STATED PROBLEM: Take the lines from the beginning of the material through the line containing "const slotStep = 0.0575" and retype them exactly, leaving the pictures out.

INFORMATION PROVIDED:
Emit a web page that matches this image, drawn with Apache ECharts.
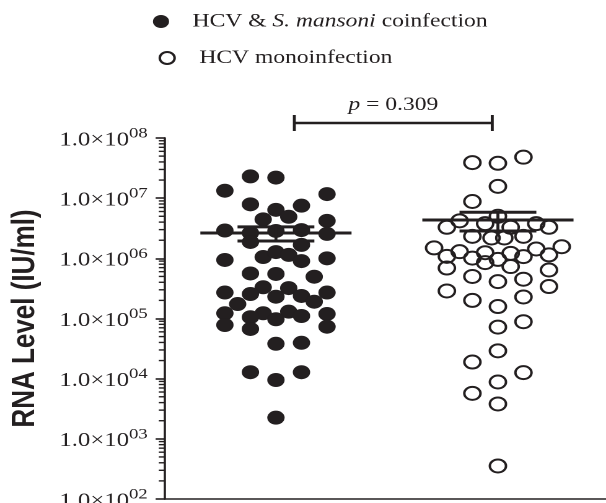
<!DOCTYPE html>
<html>
<head>
<meta charset="utf-8">
<title>HCV RNA level</title>
<script src="https://cdn.jsdelivr.net/npm/echarts@6/dist/echarts.min.js"></script>
<style>
  html, body { margin: 0; padding: 0; background: #fff; overflow: hidden; }
  /* the source figure is stretched sideways, so draw it narrow and widen it */
  #main { width: 489px; height: 503px; transform: scaleX(1.2393); transform-origin: 0 0; }
</style>
</head>
<body>
<div id="main"></div>
<script>
  const groupNames = ['HCV & S. mansoni coinfection', 'HCV monoinfection']
  const groupCenters = [1, 2]
  const slotStep = 0.0575 // spread of the dot columns around a group

  // coinfection: column slot and RNA level (IU/ml)
  const coinfSlots = [-2, 0, -4, 4, -2, 2, 0, -1, 1, 4, -4, -2, 0, 2, 4, -2, 2, -4, -1, 0, 1, 2, 4, -2, 0, 3,
    -1, 1, -4, -2, 0, 2, 4, -3, 3, -1, 1, -4, -2, 0, 2, 4, -4, -2, 4, 0, 2, -2, 0, 2, 0]
  const coinfValues = [2.3e7, 2.2e7, 1.33e7, 1.17e7, 7.9e6, 7.5e6, 6.4e6, 4.45e6, 4.9e6, 4.2e6,
    2.9e6, 2.64e6, 2.85e6, 2.95e6, 2.55e6, 1.87e6, 1.67e6, 9.4e5, 1.05e6, 1.27e6, 1.14e6, 9.0e5, 1.0e6,
    5.6e5, 5.5e5, 4.95e5, 3.3e5, 3.2e5, 2.7e5, 2.55e5, 2.3e5, 2.37e5, 2.7e5, 1.74e5, 1.9e5,
    1.22e5, 1.3e5, 1.22e5, 1.05e5, 9.7e4, 1.1e5, 1.19e5, 7.8e4, 6.7e4, 7.3e4, 3.8e4, 3.95e4,
    1.28e4, 9.5e3, 1.28e4, 2.25e3]

  // monoinfection
  const monoSlots = [-2, 0, 2, 0, -2, 0, -3, -4, -1, 1, 3, 4, -2, -0.5, 0.5, 2, -5, -3, -1, 1, 3, 5,
    -4, -2, -1, 0, 2, 4, -4, -2, 1, 4, 0, 2, -4, 4, -2, 2, 0, 0, 2, 0, -2, 2, 0, -2, 0, 0]
  const monoValues = [3.9e7, 3.8e7, 4.8e7, 1.57e7, 8.8e6, 5.0e6, 4.2e6, 3.28e6, 3.77e6, 3.28e6, 3.77e6, 3.28e6,
    2.32e6, 2.18e6, 2.18e6, 2.32e6, 1.49e6, 1.29e6, 1.24e6, 1.21e6, 1.43e6, 1.56e6,
    1.08e6, 1.01e6, 8.5e5, 9.6e5, 1.07e6, 1.14e6, 6.9e5, 5.0e5, 7.3e5, 6.4e5, 4.1e5, 4.5e5,
    2.87e5, 3.4e5, 2.0e5, 2.28e5, 1.58e5, 7.2e4, 8.85e4, 2.9e4, 1.89e4, 1.26e4, 8.8e3, 5.7e3, 3.8e3, 354]

  const groupMeans = [2.64e6, 4.34e6]
  const groupSems = [0.7e6, 1.5e6]
  const tickExponents = [2, 3, 4, 5, 6, 7, 8]
  const pValue = '0.309'

  const ink = '#231f20'
  const serif = '"Liberation Serif", "Times New Roman", serif'
  const xMin = 0.5

  function points(center, slots, values) {
    return slots.map((s, i) => [center + s * slotStep, values[i]])
  }

  // log minor tick values: 2..9 x 10^n
  const minorValues = []
  for (let e = tickExponents[0]; e < tickExponents[tickExponents.length - 1]; e++) {
    for (let k = 2; k <= 9; k++) minorValues.push(k * Math.pow(10, e))
  }

  const chart = echarts.init(document.getElementById('main'), null, { devicePixelRatio: 2 })

  const option = {
    animation: false,
    grid: { left: 133.1, right: 0, top: 138, bottom: 4, outerBoundsMode: 'none' },
    legend: [
      {
        data: [{ name: groupNames[0], icon: 'circle' }],
        left: 123.4, top: 12, padding: 0,
        itemWidth: 13, itemHeight: 13,
        selectedMode: false,
        formatter: () => '{n|HCV & }{i|S. mansoni}{n| coinfection}',
        textStyle: {
          padding: [0, 0, 0, 14],
          rich: {
            n: { fontFamily: serif, fontSize: 19, color: ink, lineHeight: 20 },
            i: { fontFamily: serif, fontSize: 19, color: ink, lineHeight: 20, fontStyle: 'italic' }
          }
        }
      },
      {
        data: [{ name: groupNames[1], icon: 'circle' }],
        left: 127.9, top: 48, padding: 0,
        itemWidth: 12, itemHeight: 12,
        selectedMode: false,
        textStyle: { fontFamily: serif, fontSize: 19, color: ink, lineHeight: 20, padding: [0, 0, 0, 15] }
      }
    ],
    xAxis: {
      type: 'value', min: xMin, max: 2.487,
      axisLine: { lineStyle: { color: ink, width: 1.6 } },
      axisTick: { show: false },
      axisLabel: { show: false },
      splitLine: { show: false }
    },
    yAxis: [
      // data axis
      { type: 'log', logBase: 10, min: 100, max: 1e8, show: false },
      // decade labels and major ticks (log10 units)
      {
        type: 'value', position: 'left',
        min: tickExponents[0], max: tickExponents[tickExponents.length - 1], interval: 1,
        name: 'RNA Level (IU/ml)', nameLocation: 'middle', nameGap: 100,
        nameTextStyle: { fontFamily: '"Liberation Sans", Arial, sans-serif', fontWeight: 'bold', fontSize: 26, color: ink },
        axisLine: { show: true, lineStyle: { color: ink, width: 1.8 } },
        axisTick: { show: true, length: 7.5, lineStyle: { color: ink, width: 1.6 } },
        splitLine: { show: false },
        axisLabel: {
          margin: 14,
          formatter: v => '{a|1.0×10}{b|' + String(v).padStart(2, '0') + '}',
          rich: {
            a: { fontFamily: serif, fontSize: 20, color: ink, lineHeight: 24, verticalAlign: 'bottom' },
            b: { fontFamily: serif, fontSize: 15, color: ink, lineHeight: 15, verticalAlign: 'top' }
          }
        }
      }
    ],
    series: [
      {
        name: groupNames[0], type: 'scatter', yAxisIndex: 0,
        symbol: 'circle', symbolSize: 14,
        itemStyle: { color: ink, opacity: 1 },
        emphasis: { disabled: true },
        data: points(groupCenters[0], coinfSlots, coinfValues),
        z: 3
      },
      {
        name: groupNames[1], type: 'scatter', yAxisIndex: 0,
        symbol: 'circle', symbolSize: 13,
        itemStyle: { color: 'rgba(255,255,255,0)', borderColor: ink, borderWidth: 2, opacity: 1 },
        emphasis: { disabled: true },
        data: points(groupCenters[1], monoSlots, monoValues),
        z: 3
      },
      {
        // mean with SEM bars
        type: 'custom', yAxisIndex: 0,
        encode: { x: 0, y: 1 },
        data: groupCenters.map((c, i) => [c, groupMeans[i], groupSems[i]]),
        renderItem(params, api) {
          const c = api.value(0), m = api.value(1), s = api.value(2)
          const mid = api.coord([c, m])
          const hi = api.coord([c, m + s])
          const lo = api.coord([c, m - s])
          const st = { stroke: ink, lineWidth: 3 }
          return {
            type: 'group',
            children: [
              { type: 'line', shape: { x1: mid[0] - 61, y1: mid[1], x2: mid[0] + 61, y2: mid[1] }, style: st },
              { type: 'line', shape: { x1: hi[0] - 31, y1: hi[1], x2: hi[0] + 31, y2: hi[1] }, style: st },
              { type: 'line', shape: { x1: lo[0] - 31, y1: lo[1], x2: lo[0] + 31, y2: lo[1] }, style: st },
              { type: 'line', shape: { x1: mid[0], y1: hi[1], x2: mid[0], y2: lo[1] }, style: { stroke: ink, lineWidth: 2.4 } }
            ]
          }
        },
        z: 5
      },
      {
        // minor ticks of the log axis
        type: 'custom', yAxisIndex: 0, silent: true, clip: false,
        encode: { x: 0, y: 1 },
        data: minorValues.map(v => [xMin, v]),
        renderItem(params, api) {
          const p = api.coord([api.value(0), api.value(1)])
          return {
            type: 'line',
            shape: { x1: p[0] - 5, y1: p[1], x2: p[0], y2: p[1] },
            style: { stroke: ink, lineWidth: 1.4 }
          }
        },
        z: 6
      }
    ],
    graphic: [
      { type: 'line', shape: { x1: 237.5, y1: 123, x2: 397.2, y2: 123 }, style: { stroke: ink, lineWidth: 2.6 } },
      { type: 'line', shape: { x1: 237.5, y1: 115, x2: 237.5, y2: 131 }, style: { stroke: ink, lineWidth: 2.4 } },
      { type: 'line', shape: { x1: 397.2, y1: 115, x2: 397.2, y2: 131 }, style: { stroke: ink, lineWidth: 2.4 } },
      {
        type: 'text', x: 317.4, y: 105,
        style: {
          text: '{i|p} = ' + pValue,
          fill: ink, fontFamily: serif, fontSize: 19,
          align: 'center', verticalAlign: 'middle',
          textAlign: 'center', textVerticalAlign: 'middle',
          rich: { i: { fontFamily: serif, fontSize: 19, fontStyle: 'italic', fill: ink } }
        }
      }
    ]
  }

  chart.setOption(option)
</script>
</body>
</html>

SOLVED PROBLEM:
Emit a web page that matches this image, drawn with Apache ECharts.
<!DOCTYPE html>
<html>
<head>
<meta charset="utf-8">
<title>HCV RNA level</title>
<script src="https://cdn.jsdelivr.net/npm/echarts@6/dist/echarts.min.js"></script>
<style>
  html, body { margin: 0; padding: 0; background: #fff; overflow: hidden; }
  /* the source figure is stretched sideways, so draw it narrow and widen it */
  #main { width: 489px; height: 503px; transform: scaleX(1.2393); transform-origin: 0 0; }
</style>
</head>
<body>
<div id="main"></div>
<script>
  const groupNames = ['HCV & S. mansoni coinfection', 'HCV monoinfection']
  const groupCenters = [1, 2]
  const slotStep = 0.0575 // spread of the dot columns around a group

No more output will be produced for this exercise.